Integrated manufacturing facility: The company’s aim is to continuously earn customer's trust and confidence through personal attention, and hence the output of the product as per customer requirement is the foremost thing which shall be considered and attended through technology mode. The company provides quality products to its customers, which is facilitated in its fully integrated and self-reliant manufacturing facility. It is devoted to quality assurance. The quality checks ensure that no defective products reached the customer and ensure reduced process rejection. Its quality products have earned it a goodwill from its customers, which has resulted in customer retention and order repetition also new addition to the customer base. Further, the company is ISO 9001:2015 certified company and also holding certificate under BIS and UL Standards for safety. It has developed internal procedure of checking the products at each stage of production right from receipt of raw material to dispatch of its products. The company focuses on consistently delivering qualitative products, thereby building customer loyalty for its product.

Economies of scale: The company’s multiple manufacturing locations allow it optimal utilisation of facilities and enable it to distribute manufacturing across them. This helps it to ease the pressure of seasonality and simultaneous demand schedules of multiple customers. The flexibility of its assembly lines provides it with a major competitive advantage as it is able to handle changes in market demands in an efficient manner. Its scale provides it with greater resources to support its fixed costs, such as R&D expenses, and permits the use of shared services to eliminate duplicative business functions and administrative expenses. This also helps it to compete with imports from countries such as China as it is able to make more efficient deliveries to its customers.

R&D and product design capabilities: The company places strong emphasis on research and development to enhance its product range and improve its manufacturing processes, which has been a key pillar of its growth. It has developed strong product design capabilities, which allow it to provide customised solutions to its customers and service them more effectively and in a timely manner. Leveraging on the experience and knowledge derived from manufacturing its products, it has have set-up a dedicated R&D centre focusing on the research and development of electronics hardware designing, system architecture, mechanical design, component engineering and optics design and provide design enhancement and verification to its customers. As at June 30, 2022, its R&D team consisted of 8 employees including electrical engineers.

Risks and concerns

Do not have firm commitment agreements with customers:  The company does not have firm commitment, long-term supply agreements with all its customers and instead rely on purchase orders to govern the volume and other terms of its sales of products. Many of the purchase orders it receive from its customers specify a price per unit and delivery schedule, and the quantities to be delivered are determined closer to the date of delivery. However, such orders may be amended or cancelled prior to finalisation, and should such an amendment or cancellation take place, it may adversely impact its production schedules and inventories. Further, where it has contracts with customers, such contracts do not bind its customers to provide it with a specific volume of business and can be terminated by its customers with or without cause, with little or no advance notice and without compensation. Consequently, there is no commitment on the part of the customer to continue to place new work orders with it and as a result, its sales from period to period may fluctuate significantly as a result of changes in its customers' vendor preferences and it may be unable to procure repeat orders from its customers.

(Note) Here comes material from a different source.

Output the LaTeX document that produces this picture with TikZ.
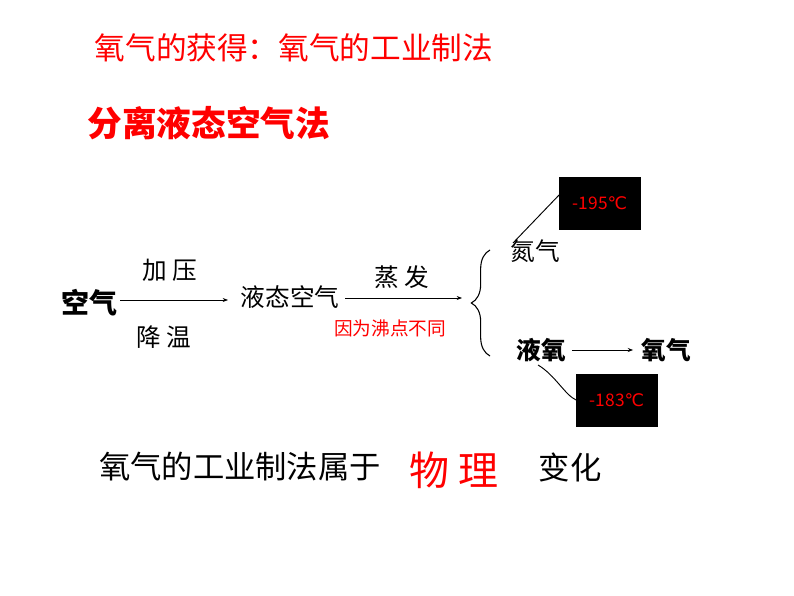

Depend on third parties for supply of raw materials: The company is dependent on third party suppliers for its raw materials. Discontinuation of production by these suppliers or a failure of these suppliers to adhere to the delivery schedule or the required quality could hamper its production schedule and therefore affect its business and results of operations. This dependence may also adversely affect the availability of key materials at reasonable prices thus affecting its margins and may have an adverse effect on its business, results of operations and financial condition. There can be no assurance that strong demand, capacity limitations or other problems experienced by its suppliers will not result in occasional shortages or delays in their supply of raw materials.

Face competition: The market for consumer electronic goods manufacturers is highly competitive, and it expects competition to intensify and increase from a number of sources. The industry is composed of numerous companies that provide a range of manufacturing services for OEMs, from printed circuit board assembly, to design, prototyping, final system assembly, configuration, order fulfilment, repair and aftermarket services. The market consists of contract manufacturers and Original Design Manufacturers (ODMs). Contract manufacturers manufacture products that have been designed by the OEMs; ODMs also design their own products, primarily commodities, and in many instances are in direct competition with the OEMs. Its overall competitive position depends upon a number of factors, including its manufacturing technologies and capacity, the quality of its manufacturing processes and products, its ability to deliver on-time and cost effectiveness.

Outlook

Incorporated in 2015, Virtuoso Optoelectronics manufactures consumer durable goods, assembles a wide array of products and provide end-to-end product solutions. The company's current product portfolio of consumer goods includes Split Air Conditioners; Water Heaters; LED Lighting products; and other miscellaneous products such as injection moulding components for air conditioners. The company serves under both original equipment manufacturer (OEM) and original design manufacturer (ODM) business models. Under the OEM model, the company manufacture and supplies products basis designs developed by the customers, who then further distribute these products under their brands. Under the ODM model, in addition to manufacturing, the company conceptualize and design the products which are then marketed to the customers' prospective customers under their brands. It has a centralized R&D center in Nashik (Maharashtra), focusing on the research and development on all aspects of OEM and ODM models including concept sketching, design refinement, generating optional features and testing. On the concern side, the company’s failure to obtain new business or to retain or increase its existing market share could adversely affect its financial results. In addition, the company may incur significant expense in preparing to meet anticipated customer requirements that it may not be able to recover or pass on to its customers.

The company is coming out with a maiden IPO of 5400000 equity shares of Rs 10 each at a fixed price of Rs 56 per share to mobilize around Rs 30.24 crore. On performance front, the company’s total revenue increased by 73.38% to Rs 20028.20 lakh for the financial year march 31, 2022 from Rs 11551.30 lakh for the financial year march 31, 2021. Profit after Tax (PAT) was increased from Rs 208.33 lakh for the financial year March 31, 2021 to Rs 394.02 lakh for the financial year March 31, 2022. The profit after tax increased by 89.13% as compared to Financial 2021 on account of increase in revenue from operations. Meanwhile, the company plans to continue to focus on customers with whom it has long-standing relationships in order to develop and supply more sophisticated, higher margin products. It intends to continue to be the most cost-efficient player in each of the product verticals it will enter. This cost leadership will be achieved through initiatives like having large manufacturing capacities, backward integration and being a sizeable player in the industry in that particular vertical.